By Naimah O’Neal I am always telling women that you must make up your mind about how you feel being positive. If you don’t have a good mental attitude about being positive, then you will never begin to live your best life while living with HIV.   While I still live each day of my life with these words, I must say that sometimes I feel that the rest of the world needs to get a life. HIV is a virus like other STI, but I often see the looks on people’s faces when I tell them about myself or when the topic is about to be discussed. I call this look the OH MY GOD, NOT THAT HIV TALK AGAIN! look.  Mind you, no one will come right and say anything, but the looks on their faces speak volumes. Most of the time I can use that look to offer education about the illness so that they will get tested, or tell someone else about the conversation so that they will hopefully learn about their status to get into care or stay protecting themselves against becoming infected.   But sometimes I think to myself, “Why do I feel the need to offer my story or information when most women feel that this will never happen to me?” HIV is for those women were having sex with everyone out in those streets. My God, HIV has been on the screen for the past 30 + years, and I still find that people must have just climbed out of some rock or hillside where the phone, TV and radio were broken!   I must say first that I was like some of them, because I never thought that I had to worry about illness for these reasons:
  1. I saw a few programs and the news talking about HIV, but they never said that heterosexual women could get this STI. Trust me, if they had told me back then that women could become HIV positive, my vagina would have been on lockdown so tight that the new Jesus would not have come into the world though me!  

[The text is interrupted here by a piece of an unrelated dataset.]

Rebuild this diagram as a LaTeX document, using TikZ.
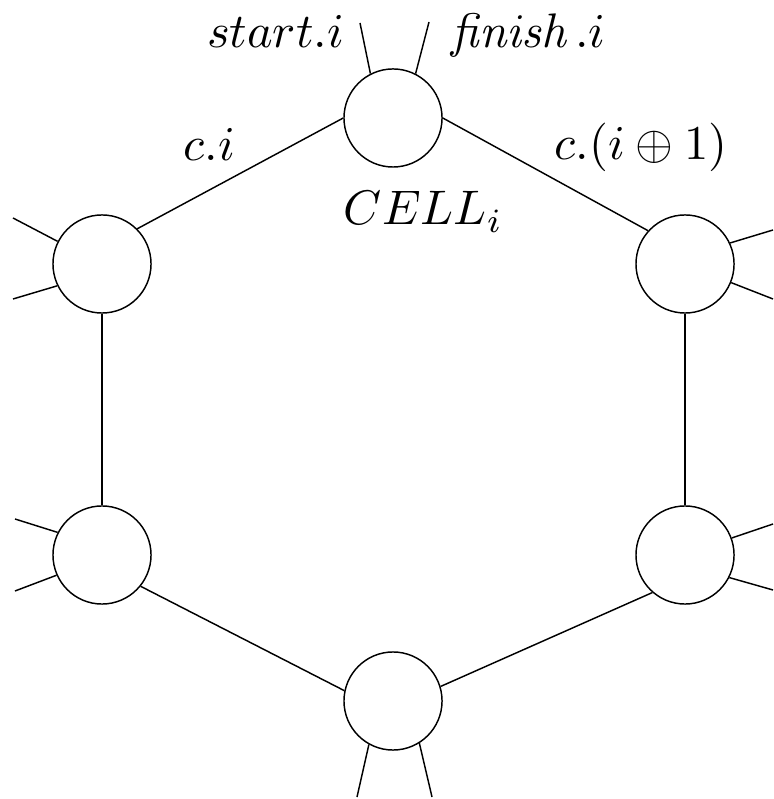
\documentclass[tikz,border=0pt]{standalone}
\begin{document}
\begin{tikzpicture}[x=0.206pt,y=-0.206pt,
  cell/.style={draw,circle,minimum size=20.2pt,inner sep=0pt,line width=0.3pt},
  wire/.style={line width=0.3pt},
  lbl/.style={inner sep=0pt,font=\fontsize{10}{12}\selectfont}]
\useasboundingbox (0,0) rectangle (773,799);
% the six cells of the ring
\node[cell] (T)  at (393,118) {};
\node[cell] (UL) at (102,264) {};
\node[cell] (UR) at (685,264) {};
\node[cell] (LL) at (102,555) {};
\node[cell] (LR) at (685,555) {};
\node[cell] (B)  at (393,701) {};
% ring connections
\draw[wire] (T.180) -- (UL.45);
\draw[wire] (T.0) -- (UR.138);
\draw[wire] (UL.south) -- (LL.north);
\draw[wire] (UR.south) -- (LR.north);
\draw[wire] (LL.-39) -- (B.168);
\draw[wire] (LR.229) -- (B.17);
% free ends of the external wires
\coordinate (ts) at (360,23);
\coordinate (tf) at (429,22);
\coordinate (ula) at (13,218);
\coordinate (ulb) at (13,299);
\coordinate (ura) at (773,230);
\coordinate (urb) at (773,299);
\coordinate (lla) at (15,519);
\coordinate (llb) at (15,591);
\coordinate (lra) at (773,524);
\coordinate (lrb) at (773,590);
\coordinate (bl) at (357,797);
\coordinate (br) at (432,797);
% external wires
\draw[wire] (T.117) -- (ts);
\draw[wire] (T.63) -- (tf);
\draw[wire] (UL.153) -- (ula);
\draw[wire] (UL.206) -- (ulb);
\draw[wire] (UR.25) -- (ura);
\draw[wire] (UR.-22) -- (urb);
\draw[wire] (LL.153) -- (lla);
\draw[wire] (LL.204) -- (llb);
\draw[wire] (LR.20) -- (lra);
\draw[wire] (LR.-27) -- (lrb);
\draw[wire] (B.241) -- (bl);
\draw[wire] (B.-58) -- (br);
% labels
\node[lbl,anchor=base east] (ls) at (345,48) {$start.i$};
\node[lbl,anchor=base west] (lf) at (451,48) {$\mathit{finish}\mkern2mu.i$};
\node[lbl,anchor=base west] (lc) at (183,161) {$c.i$};
\node[lbl,anchor=base west] (lc1) at (554,160) {$c.(i\oplus 1)$};
\node[lbl,anchor=base west] (lcell) at (343,225) {$CELL_i$};
\end{tikzpicture}
\end{document}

  2. I did not drink or do drugs, so I hurt for the people who were getting sick and dying, but in the back of my mind, I was protected from getting this illness. (So I can understand, but back then some people knew but were not sharing).
  3. I love people and would never have said that, because of who they loved, the illness was a result, because only GOD can judge.
I still find it hilarious that some men and women–the partners of positive women–try to use a woman’s status against her, saying on the one hand that they love the positive woman, as long as she does what they want when and for as long that they want her to. First I must say no thank you to that kind of love, and using someone’s status to keep them in a bad relationship is the lowest form of madness on so many levels. Since I am trying to keep these blog posts about solutions I will offer some things to think about. First, a saying that I pass along to positive women: Start saying to yourself in the morning, “I’m going to have a positive day, and things might not work out how I want them to…but  through it all, God is still good.” I said this because you can’t control other people, only yourself–so this saying and my faith are my protection that I use each day. I also speak up in a strong clear voice when I hear a stupid  comment or misinformation being given. I want to tell women to speak out about laws that tell us that we must bear the weight of this illness. That people don’t have to be responsible about their sexual health. That is illness has many layers that must be peeled back to be fixed before HIV/AIDS can truly be discussed in the country and the world. I look in my mirror and know that I must speak to be part of the solution.  A friend of mine has a saying: “If you are not at the table, then you will be on the menu.”